** start of Source excerpt **

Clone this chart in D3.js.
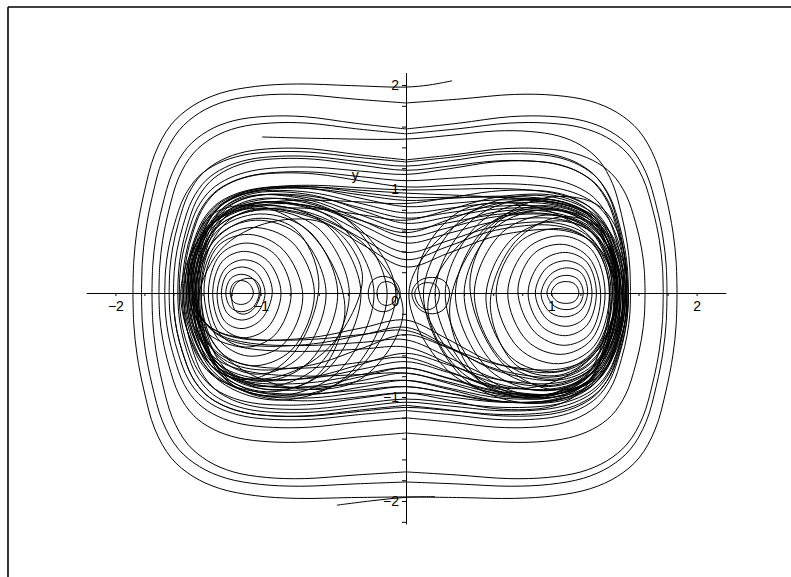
<!DOCTYPE html>
<html>
<head>
<meta charset="utf-8">
<script src="https://cdn.jsdelivr.net/npm/d3@7"></script>
<style>
  html, body { margin: 0; padding: 0; background: #fff; }
  svg { display: block; }
  text { font-family: "Liberation Sans", Arial, Helvetica, sans-serif; font-size: 14px; fill: #000; }
</style>
</head>
<body>
<svg id="chart" width="791" height="577"></svg>
<script>
// ---- axis settings ----
const xDomain = [-2.2, 2.2];
const yDomain = [-2.22, 2.12];
const xLabelled = [-2, -1, 1, 2];
const yLabelled = [-2, -1, 1, 2];

// ---- trajectories ----
// Spirals: alternating axis crossings, [y, bump] on the y axis and plain x on the x axis.
const spiralA = [[1.98, 0.02], -1.879, [-1.96, 0.01], 1.865, [1.827, 0.06], -1.82, [-1.817, 0.03], 1.796,
                 [1.577, 0.10], -1.748, [-1.72, 0.05], 1.77, [1.53, 0.09], -1.70, [-1.346, 0.085], 1.645,
                 [1.28, 0.11], -1.63, [-1.13, 0.10], 1.53];
const spiralALead = [[0.317, 2.04], [0.16, 2.0]];
const spiralB = [[1.48, 0.07], 1.545, [-1.20, 0.10], -1.66, [1.26, 0.10], 1.52, [-1.08, 0.12], -1.60];
const spiralBLead = [[-0.99, 1.50], [-0.55, 1.485]];
const tailFragment = [[-0.475, -2.04], [-0.25, -2.0], [0.0, -1.965], [0.2, -1.958]];

// Loops around both wells:
// [top, bump top-left, bump top-right, left, bottom, bump bottom-left, bump bottom-right, right]
const crossLoops = [
  [1.22, 0.10, 0.12, -1.60, -1.10, 0.10, 0.08, 1.53],
  [1.18, 0.12, 0.10, -1.57, -1.05, 0.12, 0.10, 1.52],
  [1.14, 0.08, 0.14, -1.56, -0.96, 0.15, 0.12, 1.51],
  [1.08, 0.10, 0.06, -1.54, -0.90, 0.10, 0.20, 1.50],
  [1.02, 0.16, 0.04, -1.53, -1.02, 0.12, 0.10, 1.52],
  [0.99, 0.06, 0.02, -1.51, -0.84, 0.10, 0.30, 1.49],
  [0.96, 0.08, -0.05, -1.50, -0.77, 0.05, 0.32, 1.47],
  [0.92, 0.14, 0.00, -1.52, -0.72, 0.25, 0.40, 1.51],
  [0.89, 0.16, 0.06, -1.48, -0.66, 0.30, 0.45, 1.46],
  [0.86, 0.05, 0.18, -1.50, -0.58, 0.50, 0.55, 1.47],
  [0.83, 0.26, 0.10, -1.47, -0.62, 0.20, 0.62, 1.48],
  [0.77, 0.32, 0.16, -1.49, -0.52, 0.10, 0.85, 1.45],
  [0.72, 0.36, 0.20, -1.46, -0.45, 0.15, 1.05, 1.44],
  [0.70, 0.20, 0.40, -1.46, -0.40, 0.90, 0.90, 1.45],
  [0.67, 0.50, 0.26, -1.45, -0.33, 0.60, 1.60, 1.46],
  [0.61, 0.60, 0.30, -1.44, -0.90, 0.15, 0.20, 1.43],
  [0.58, 0.55, 0.60, -1.48, -0.36, 0.30, 1.30, 1.44],
  [0.54, 0.80, 0.45, -1.47, -0.26, 0.80, 2.00, 1.42],
  [0.48, 0.95, 0.55, -1.43, -0.84, 0.20, 0.25, 1.45],
  [0.39, 1.30, 0.80, -1.42, -0.96, 0.10, 0.20, 1.41],
  [0.32, 1.70, 1.10, -1.44, -0.77, 0.25, 0.35, 1.40],
  [0.25, 2.30, 1.50, -1.41, -0.72, 0.30, 0.40, 1.44]
];

// Loops inside one well: [left, right, top, bottom, shear]
const rightWell = [
  [1.00, 1.19, 0.11, -0.10, 0], [0.97, 1.22, 0.17, -0.16, 0], [0.93, 1.25, 0.24, -0.23, 0.1],
  [0.89, 1.28, 0.31, -0.32, 0], [0.84, 1.31, 0.39, -0.41, 0], [0.77, 1.34, 0.47, -0.50, -0.1],
  [0.70, 1.37, 0.55, -0.59, 0], [0.62, 1.40, 0.62, -0.68, 0], [0.55, 1.42, 0.69, -0.76, 0.1],
  [0.47, 1.44, 0.75, -0.83, 0], [0.40, 1.46, 0.80, -0.89, 0], [0.34, 1.48, 0.84, -0.94, 0],
  [0.27, 1.50, 0.88, -0.99, 0], [0.20, 1.51, 0.91, -1.02, 0], [0.12, 1.53, 0.94, -1.06, 0],
  [0.58, 1.45, 0.72, -0.80, 0.25], [0.44, 1.49, 0.82, -0.92, -0.2], [0.30, 1.52, 0.90, -1.00, 0.3],
  [0.08, 1.47, 0.86, -0.98, -0.25], [0.02, 1.50, 0.80, -1.00, 0], [0.15, 1.47, 0.78, -0.92, 0.2]
];
const leftWell = [
  [-1.21, -1.05, 0.12, -0.11, 0], [-1.24, -1.01, 0.18, -0.18, 0], [-1.27, -0.97, 0.25, -0.26, 0],
  [-1.30, -0.92, 0.32, -0.34, 0.1], [-1.33, -0.86, 0.40, -0.43, 0], [-1.36, -0.79, 0.48, -0.52, 0],
  [-1.39, -0.71, 0.56, -0.61, -0.1], [-1.41, -0.63, 0.63, -0.70, 0], [-1.43, -0.55, 0.70, -0.78, 0],
  [-1.45, -0.47, 0.76, -0.85, 0], [-1.47, -0.39, 0.80, -0.90, 0], [-1.49, -0.31, 0.84, -0.95, 0],
  [-1.51, -0.22, 0.88, -0.99, 0], [-1.53, -0.13, 0.91, -1.03, 0], [-1.46, -0.60, 0.72, -0.82, 0.25],
  [-1.50, -0.42, 0.82, -0.93, -0.3], [-1.55, -0.07, 0.86, -1.00, 0], [-1.48, -0.02, 0.78, -0.92, -0.25],
  [-1.44, -0.30, 0.70, -0.80, 0.3], [-1.20, -1.00, 0.14, -0.20, 0.3]
];
const centreLoops = [
  [-0.20, -0.06, 0.11, -0.12, 0], [-0.26, -0.04, 0.16, -0.18, 0],
  [0.06, 0.23, 0.10, -0.16, 0], [0.04, 0.30, 0.15, -0.20, 0]
];

// ---- shape templates ----
// quarter arc from (0, Y) to (X, 0): [u, v, bump weight]
const quarterShape = [
  [0, 1, 0], [0.2, 1, 0.35], [0.4, 1, 0.75], [0.55, 0.985, 0.92], [0.68, 0.95, 1],
  [0.78, 0.89, 0.98], [0.86, 0.8, 0.88], [0.92, 0.66, 0.72], [0.96, 0.47, 0.55],
  [0.985, 0.3, 0.35], [0.997, 0.15, 0.18], [1, 0, 0]
];
// closed well loop, u measured outward from the loop centre
const wellShape = [[1, 0], [0.72, 0.76], [0.1, 1], [-0.6, 0.78], [-1, 0], [-0.6, -0.78], [0.1, -1], [0.72, -0.76]];

const svg = d3.select("#chart");
const x = d3.scaleLinear().domain(xDomain).range([86.3, 725.7]);
const y = d3.scaleLinear().domain(yDomain).range([523.9, 72.5]);

// frame
svg.append("line").attr("x1", 8).attr("y1", 7).attr("x2", 800).attr("y2", 7)
  .attr("stroke", "#000").attr("stroke-width", 1.6);
svg.append("line").attr("x1", 8).attr("y1", 7).attr("x2", 8).attr("y2", 590)
  .attr("stroke", "#000").attr("stroke-width", 1.6);

function quarter(yv, bump, xv) {
  return quarterShape.map(([u, v, w]) => [u * xv, (v + bump * w) * yv]);
}
function join(parts) {
  let pts = [];
  parts.forEach(p => { pts = pts.concat(pts.length ? p.slice(1) : p); });
  return pts;
}
function spiralPoints(seq, lead) {
  const parts = lead ? [lead] : [];
  for (let i = 0; i < seq.length - 1; i++) {
    const a = seq[i], c = seq[i + 1];
    const q = Array.isArray(a) ? quarter(a[0], a[1], c) : quarter(c[0], c[1], a).reverse();
    if (parts.length) q.unshift(parts[parts.length - 1][parts[parts.length - 1].length - 1]);
    parts.push(q);
  }
  return join(parts);
}
function crossPoints([t, btl, btr, l, b, bbl, bbr, r]) {
  const pts = join([
    quarter(t, btl, l),
    quarter(b, bbl, l).reverse(),
    quarter(b, bbr, r),
    quarter(t, btr, r).reverse()
  ]);
  pts.pop();
  return pts;
}
function wellPoints([l, r, t, b, s]) {
  const cx = (l + r) / 2, hw = (r - l) / 2, dir = cx >= 0 ? 1 : -1;
  return wellShape.map(([u, v]) => {
    const px = cx + dir * u * hw;
    return [px, (v >= 0 ? v * t : -v * b) + s * (px - cx)];
  });
}

const open = d3.line().x(d => x(d[0])).y(d => y(d[1])).curve(d3.curveCatmullRom.alpha(0.5));
const closed = d3.line().x(d => x(d[0])).y(d => y(d[1])).curve(d3.curveCatmullRomClosed.alpha(0.5));

const g = svg.append("g").attr("fill", "none").attr("stroke", "#000").attr("stroke-width", 1);

g.append("path").attr("d", open(spiralPoints(spiralA, spiralALead)));
g.append("path").attr("d", open(spiralPoints(spiralB, spiralBLead)));
g.append("path").attr("d", open(tailFragment));

crossLoops.forEach(loop => g.append("path").attr("d", closed(crossPoints(loop))));
leftWell.concat(rightWell, centreLoops).forEach(loop => {
  g.append("path").attr("d", closed(wellPoints(loop)));
});

// ---- axes through the origin ----
const xTicks = d3.range(-20, 21, 2).map(k => k / 10);
const yTicks = d3.range(-22, 22, 2).map(k => k / 10);
const fmt = v => (v < 0 ? "\u2212" : "") + Math.abs(v);

const xAxis = svg.append("g").attr("transform", `translate(0,${y(0)})`)
  .call(d3.axisBottom(x).tickValues(xTicks).tickSize(3).tickPadding(5).tickSizeOuter(0)
    .tickFormat(v => xLabelled.includes(Math.round(v * 10) / 10) ? fmt(v) : ""));
const yAxis = svg.append("g").attr("transform", `translate(${x(0)},0)`)
  .call(d3.axisLeft(y).tickValues(yTicks).tickSize(4).tickPadding(3).tickSizeOuter(0)
    .tickFormat(v => yLabelled.includes(Math.round(v * 10) / 10) ? fmt(v) : ""));
[xAxis, yAxis].forEach(a => {
  a.selectAll("path, line").attr("stroke", "#000").attr("stroke-width", 1);
  a.selectAll("text").attr("font-family", "Liberation Sans, Arial, sans-serif")
    .attr("font-size", 14).attr("fill", "#000");
});

svg.append("text").attr("x", x(0) - 7).attr("y", y(0) + 13).attr("text-anchor", "end").text("0");
svg.append("text").attr("x", x(-0.35)).attr("y", y(1.09)).attr("text-anchor", "middle").text("y");
</script>
</body>
</html>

** end of Source excerpt **

[Task description] Go from the first line of the listing to the line holding "-1.965], [0.2, -1.958]];" and, please, transcribe those lines exactly, both included, with no pictures.

[Expected output]
Clone this chart in D3.js.
<!DOCTYPE html>
<html>
<head>
<meta charset="utf-8">
<script src="https://cdn.jsdelivr.net/npm/d3@7"></script>
<style>
  html, body { margin: 0; padding: 0; background: #fff; }
  svg { display: block; }
  text { font-family: "Liberation Sans", Arial, Helvetica, sans-serif; font-size: 14px; fill: #000; }
</style>
</head>
<body>
<svg id="chart" width="791" height="577"></svg>
<script>
// ---- axis settings ----
const xDomain = [-2.2, 2.2];
const yDomain = [-2.22, 2.12];
const xLabelled = [-2, -1, 1, 2];
const yLabelled = [-2, -1, 1, 2];

// ---- trajectories ----
// Spirals: alternating axis crossings, [y, bump] on the y axis and plain x on the x axis.
const spiralA = [[1.98, 0.02], -1.879, [-1.96, 0.01], 1.865, [1.827, 0.06], -1.82, [-1.817, 0.03], 1.796,
                 [1.577, 0.10], -1.748, [-1.72, 0.05], 1.77, [1.53, 0.09], -1.70, [-1.346, 0.085], 1.645,
                 [1.28, 0.11], -1.63, [-1.13, 0.10], 1.53];
const spiralALead = [[0.317, 2.04], [0.16, 2.0]];
const spiralB = [[1.48, 0.07], 1.545, [-1.20, 0.10], -1.66, [1.26, 0.10], 1.52, [-1.08, 0.12], -1.60];
const spiralBLead = [[-0.99, 1.50], [-0.55, 1.485]];
const tailFragment = [[-0.475, -2.04], [-0.25, -2.0], [0.0, -1.965], [0.2, -1.958]];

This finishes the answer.